樹木葬は日本の慣習にとらわれません。核家族が増えた現代において代々お墓を継承するよりも各個人で責任を持ち眠るという考える人や、ペットを家族の一員として考える人が増えつつあります。また、婚姻関係や血縁関係にとらわれず好きな人と一緒に眠れるお墓です。そのため、樹木葬は現代のライフスタイルに合ったお墓といえるのかもしれません。
ペット葬と樹木葬は、どちらもニーズが高くなっています。今後は、ペットと一緒の樹木葬を取り扱う霊園も増えてくると考えられます。
- 奥多摩霊園 家族永代供養「さくら」(東京都奥多摩町)
- 新宿の樹木葬 牛込庭苑(東京都新宿区)
ペットと一緒に入れる納骨堂
都心の新しい納骨堂では、ペットと一緒に入れる施設が増えており、愛犬家・愛猫家からの人気が高まっています。
- 麻布十番 ゆめみどう(東京都港区)
- 横濱聖苑(神奈川県横浜市港北区)
- 茅ヶ崎 妙光殿 納骨堂(神奈川県茅ヶ崎市)
- 光聖寺納骨堂(大阪府大阪市天王寺区)
おわりに
日本で初めてペットと人間が一緒に入れるお墓が誕生したのは、2003年のことです。「かけがえのない家族だから、お墓も一緒」というキャッチフレーズで売り出されたこのお墓は、発売開始の数年後に大ブレークしました。
また、「ペットは入れないと言われたから」という理由で墓じまいをし、ペットと一緒に入れるお墓に改葬する飼い主もいます。このような飼い主が増えたためか、ペットの埋葬に対応してくれる寺院も増えているそうです。

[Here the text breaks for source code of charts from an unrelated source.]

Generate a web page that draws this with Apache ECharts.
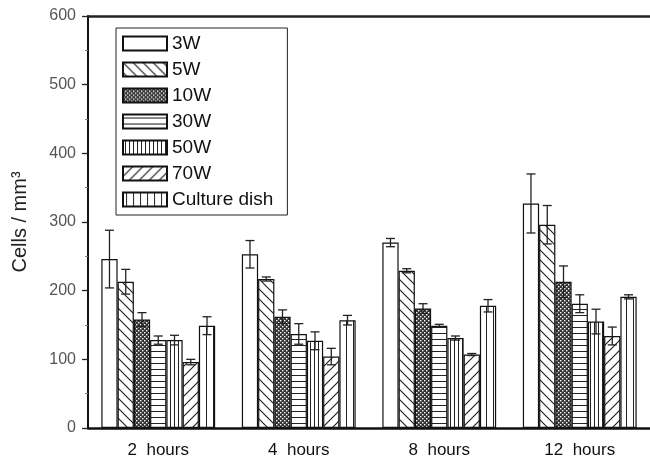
<!DOCTYPE html>
<html><head><meta charset="utf-8">
<script src="https://cdn.jsdelivr.net/npm/echarts@6/dist/echarts.min.js"></script>
<style>html,body{margin:0;padding:0;background:#fff}#c{width:650px;height:459px}</style>
</head><body><div id="c"></div>
<script>
const categories = ['2  hours', '4  hours', '8  hours', '12  hours'];
const seriesNames = ['3W', '5W', '10W', '30W', '50W', '70W', 'Culture dish'];
const v3W = [246, 253, 270, 327];
const v5W = [213, 217, 229, 296];
const v10W = [158, 162, 174, 213];
const v30W = [128, 137, 149, 181];
const v50W = [128, 127, 131, 155];
const v70W = [96, 104, 107, 134];
const vCulture = [149, 157, 178, 191];
const e3W = [42, 20, 6, 43];
const e5W = [18, 3, 3, 28];
const e10W = [10, 10, 7, 23];
const e30W = [6, 15, 2, 13];
const e50W = [7, 13, 3, 18];
const e70W = [4, 12, 1.5, 13];
const eCulture = [13, 7, 9, 3];
const yTicks = [0, 100, 200, 300, 400, 500, 600];

const values = [v3W, v5W, v10W, v30W, v50W, v70W, vCulture];
const errors = [e3W, e5W, e10W, e30W, e50W, e70W, eCulture];

function mk(w, h, draw) {
  const c = document.createElement('canvas');
  c.width = w; c.height = h;
  const g = c.getContext('2d');
  g.fillStyle = '#fff'; g.fillRect(0, 0, w, h);
  g.strokeStyle = '#222'; g.fillStyle = '#222';
  draw(g);
  return { image: c, repeat: 'repeat' };
}
const patterns = [
  '#ffffff',
  mk(10, 10, g => { g.lineWidth = 1.2; g.beginPath(); g.moveTo(-1, -1); g.lineTo(11, 11); g.moveTo(-1, 9); g.lineTo(1, 11); g.moveTo(9, -1); g.lineTo(11, 1); g.stroke(); }),
  mk(4, 4, g => { g.fillStyle = '#333'; g.fillRect(0, 0, 4, 4); g.fillStyle = '#fff'; g.fillRect(0, 0, 1.4, 1.4); g.fillRect(2, 2, 1.4, 1.4); }),
  mk(6, 6, g => { g.lineWidth = 1; g.beginPath(); g.moveTo(0, 3.5); g.lineTo(6, 3.5); g.stroke(); }),
  mk(4, 4, g => { g.lineWidth = 1; g.beginPath(); g.moveTo(2.5, 0); g.lineTo(2.5, 4); g.stroke(); }),
  mk(10, 10, g => { g.lineWidth = 1.2; g.beginPath(); g.moveTo(-1, 11); g.lineTo(11, -1); g.moveTo(-1, 1); g.lineTo(1, -1); g.moveTo(9, 11); g.lineTo(11, 9); g.stroke(); }),
  mk(7, 7, g => { g.lineWidth = 1; g.beginPath(); g.moveTo(3.5, 0); g.lineTo(3.5, 7); g.stroke(); })
];

const GAP = 0.19;
const series = [];
seriesNames.forEach((name, i) => {
  series.push({
    name, type: 'bar', data: values[i], barGap: 0, barCategoryGap: (GAP * 100) + '%',
    itemStyle: { color: patterns[i], borderColor: '#111', borderWidth: 1.2 },
    z: 2
  });
});
seriesNames.forEach((name, i) => {
  series.push({
    name: name + ' err', type: 'custom', z: 5,
    data: values[i].map((v, j) => [j, v, errors[i][j]]),
    encode: { x: 0, y: 1 },
    renderItem: (params, api) => {
      const j = api.value(0), v = api.value(1), e = api.value(2);
      const band = api.size([1, 0])[0];
      const bw = band * (1 - GAP) / seriesNames.length;
      const c = api.coord([j, v]);
      const x = c[0] + (i - (seriesNames.length - 1) / 2) * bw;
      const yt = api.coord([j, v + e])[1];
      const yb = api.coord([j, v - e])[1];
      const hw = 4.5;
      const st = { stroke: '#222', lineWidth: 1.3 };
      return { type: 'group', children: [
        { type: 'line', shape: { x1: x, y1: yt, x2: x, y2: yb }, style: st },
        { type: 'line', shape: { x1: x - hw, y1: yt, x2: x + hw, y2: yt }, style: st },
        { type: 'line', shape: { x1: x - hw, y1: yb, x2: x + hw, y2: yb }, style: st }
      ]};
    }
  });
});

const chart = echarts.init(document.getElementById('c'), null, { renderer: 'canvas' });
chart.setOption({
  animation: false,
  backgroundColor: '#fff',
  grid: { left: 88, right: 0, top: 16, bottom: 27 },
  legend: {
    data: seriesNames, orient: 'vertical', left: 116, top: 28,
    backgroundColor: '#fff', borderColor: '#222', borderWidth: 1,
    padding: [6, 14, 6, 6], itemWidth: 44, itemHeight: 14, itemGap: 7,
    icon: 'rect',
    textStyle: { fontFamily: 'Liberation Sans, Arial', fontSize: 19, color: '#111' }
  },
  xAxis: [{
    type: 'category', data: categories,
    axisLine: { lineStyle: { color: '#111', width: 2.5 } },
    axisTick: { show: false },
    axisLabel: { fontFamily: 'Liberation Sans, Arial', fontSize: 17, color: '#111', margin: 14 }
  }, {
    type: 'category', data: categories, position: 'top',
    axisLine: { lineStyle: { color: '#222', width: 2.5 } },
    axisTick: { show: false }, axisLabel: { show: false }
  }],
  yAxis: {
    type: 'value', min: yTicks[0], max: yTicks[yTicks.length - 1], interval: 100,
    name: 'Cells / mm³', nameLocation: 'middle', nameGap: 58,
    nameTextStyle: { fontFamily: 'Liberation Sans, Arial', fontSize: 20, color: '#222' },
    axisLine: { show: true, lineStyle: { color: '#111', width: 2 } },
    axisTick: { show: true, length: 6, lineStyle: { color: '#222', width: 1.3 } },
    minorTick: { show: true, splitNumber: 2, length: 3, lineStyle: { color: '#777' } },
    splitLine: { show: false },
    axisLabel: { fontFamily: 'Liberation Sans, Arial', fontSize: 16, color: '#555', margin: 12 }
  },
  series
});
</script></body></html>
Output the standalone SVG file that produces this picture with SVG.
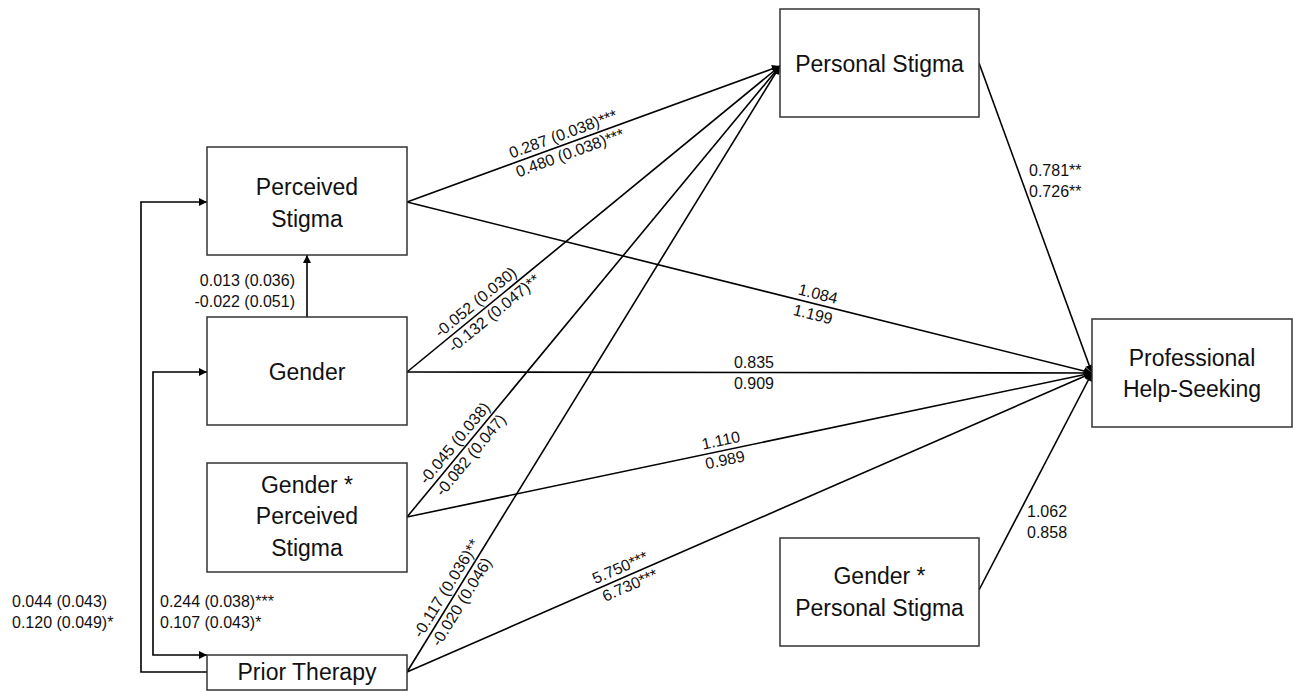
<svg xmlns="http://www.w3.org/2000/svg" width="1298" height="692" viewBox="0 0 1298 692">
<defs>
<marker id="ah" viewBox="0 0 10 10" refX="10" refY="5" markerWidth="9" markerHeight="8" markerUnits="userSpaceOnUse" orient="auto-start-reverse">
<path d="M0,0 L10,5 L0,10 z" fill="#000"/>
</marker>
</defs>
<style>
.box{fill:#fff;stroke:#333;stroke-width:1.5}
.nt{font-family:"Liberation Sans",Arial,sans-serif;font-size:23px;fill:#111;text-anchor:middle}
.el{font-family:"Liberation Sans",Arial,sans-serif;font-size:16px;fill:#111}
.ln{fill:none;stroke:#000;stroke-width:1.6;marker-end:url(#ah)}
.both{marker-start:url(#ah)}
.m{text-anchor:middle}
.e{text-anchor:end}
</style>
<rect width="1298" height="692" fill="#fff"/>

<g id="connectors">
<path class="ln" d="M407,202 L780,66"/>
<path class="ln" d="M407,372 L780,66"/>
<path class="ln" d="M407,517 L780,66"/>
<path class="ln" d="M407,672 L780,66"/>
<path class="ln" d="M407,202 L1092,373"/>
<path class="ln" d="M407,372 L1092,373"/>
<path class="ln" d="M407,517 L1092,373"/>
<path class="ln" d="M407,672 L1092,373"/>
<path class="ln" d="M979,63 L1092,373"/>
<path class="ln" d="M979,590 L1092,373"/>
<path class="ln" d="M307,317 L307,255"/>
<path class="ln" d="M207,672 L141,672 L141,202 L207,202"/>
<path class="ln both" d="M207,372 L153,372 L153,655 L207,655"/>

<g transform="translate(407,202) rotate(-20.03)">
<text class="el" x="113" y="-5">0.287 (0.038)***</text>
<text class="el" x="113" y="15">0.480 (0.038)***</text>
</g>
<g transform="translate(407,372) rotate(-39.36)">
<text class="el" x="47" y="-5">-0.052 (0.030)</text>
<text class="el" x="48" y="15">-0.132 (0.047)**</text>
</g>
<g transform="translate(407,517) rotate(-50.41)">
<text class="el" x="37" y="-5">-0.045 (0.038)</text>
<text class="el" x="38" y="15">-0.082 (0.047)</text>
</g>
<g transform="translate(407,672) rotate(-58.39)">
<text class="el" x="36" y="-5">-0.117 (0.036)**</text>
<text class="el" x="38" y="15">-0.020 (0.046)</text>
</g>
<g transform="translate(407,202) rotate(14.02)">
<text class="el m" x="421" y="-5">1.084</text>
<text class="el m" x="421" y="16">1.199</text>
</g>
<text class="el m" x="754" y="368">0.835</text>
<text class="el m" x="754" y="389">0.909</text>
<g transform="translate(407,517) rotate(-11.87)">
<text class="el m" x="323" y="-5">1.110</text>
<text class="el m" x="323" y="15">0.989</text>
</g>
<g transform="translate(407,672) rotate(-23.58)">
<text class="el m" x="237" y="-5">5.750***</text>
<text class="el m" x="239" y="15">6.730***</text>
</g>
<text class="el" x="1029" y="176">0.781**</text>
<text class="el" x="1029" y="197">0.726**</text>
<text class="el" x="1027" y="517">1.062</text>
<text class="el" x="1027" y="538">0.858</text>
<text class="el e" x="295" y="286">0.013 (0.036)</text>
<text class="el e" x="295" y="307">-0.022 (0.051)</text>
<text class="el" x="12" y="607">0.044 (0.043)</text>
<text class="el" x="12" y="628">0.120 (0.049)*</text>
<text class="el" x="160" y="607">0.244 (0.038)***</text>
<text class="el" x="160" y="628">0.107 (0.043)*</text>
</g>

<g id="perceived-stigma">
<rect class="box" x="207" y="147" width="200" height="108"/>
<text class="nt" x="307" y="195">Perceived</text>
<text class="nt" x="307" y="227">Stigma</text>
</g>
<g id="gender">
<rect class="box" x="207" y="317" width="200" height="108"/>
<text class="nt" x="307" y="380">Gender</text>
</g>
<g id="gender-perceived-stigma">
<rect class="box" x="207" y="463" width="200" height="109"/>
<text class="nt" x="307" y="493">Gender *</text>
<text class="nt" x="307" y="524">Perceived</text>
<text class="nt" x="307" y="556">Stigma</text>
</g>
<g id="prior-therapy">
<rect class="box" x="207" y="655" width="200" height="35"/>
<text class="nt" x="307" y="680">Prior Therapy</text>
</g>
<g id="personal-stigma">
<rect class="box" x="780" y="9" width="199" height="108"/>
<text class="nt" x="879.5" y="72">Personal Stigma</text>
</g>
<g id="professional-help-seeking">
<rect class="box" x="1092" y="319" width="200" height="108"/>
<text class="nt" x="1192" y="366">Professional</text>
<text class="nt" x="1192" y="397">Help-Seeking</text>
</g>
<g id="gender-personal-stigma">
<rect class="box" x="780" y="538" width="199" height="108"/>
<text class="nt" x="879.5" y="584">Gender *</text>
<text class="nt" x="879.5" y="616">Personal Stigma</text>
</g>
</svg>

核家族化、少子化、そして高齢化が進んだ現代の日本では、ペットはかけがえのない大切な存在です。だからこそ、きちんと管理されているお墓が減る一方で、ペットと一緒に入れるお墓が増えているのです。
ペットに対する意識、そしてお墓に対する考え方は、時代と共に変化しています。大切なペットが亡くなったときにどのように弔うべきか、今のうちから少しずつ考えていくといいかもしれません。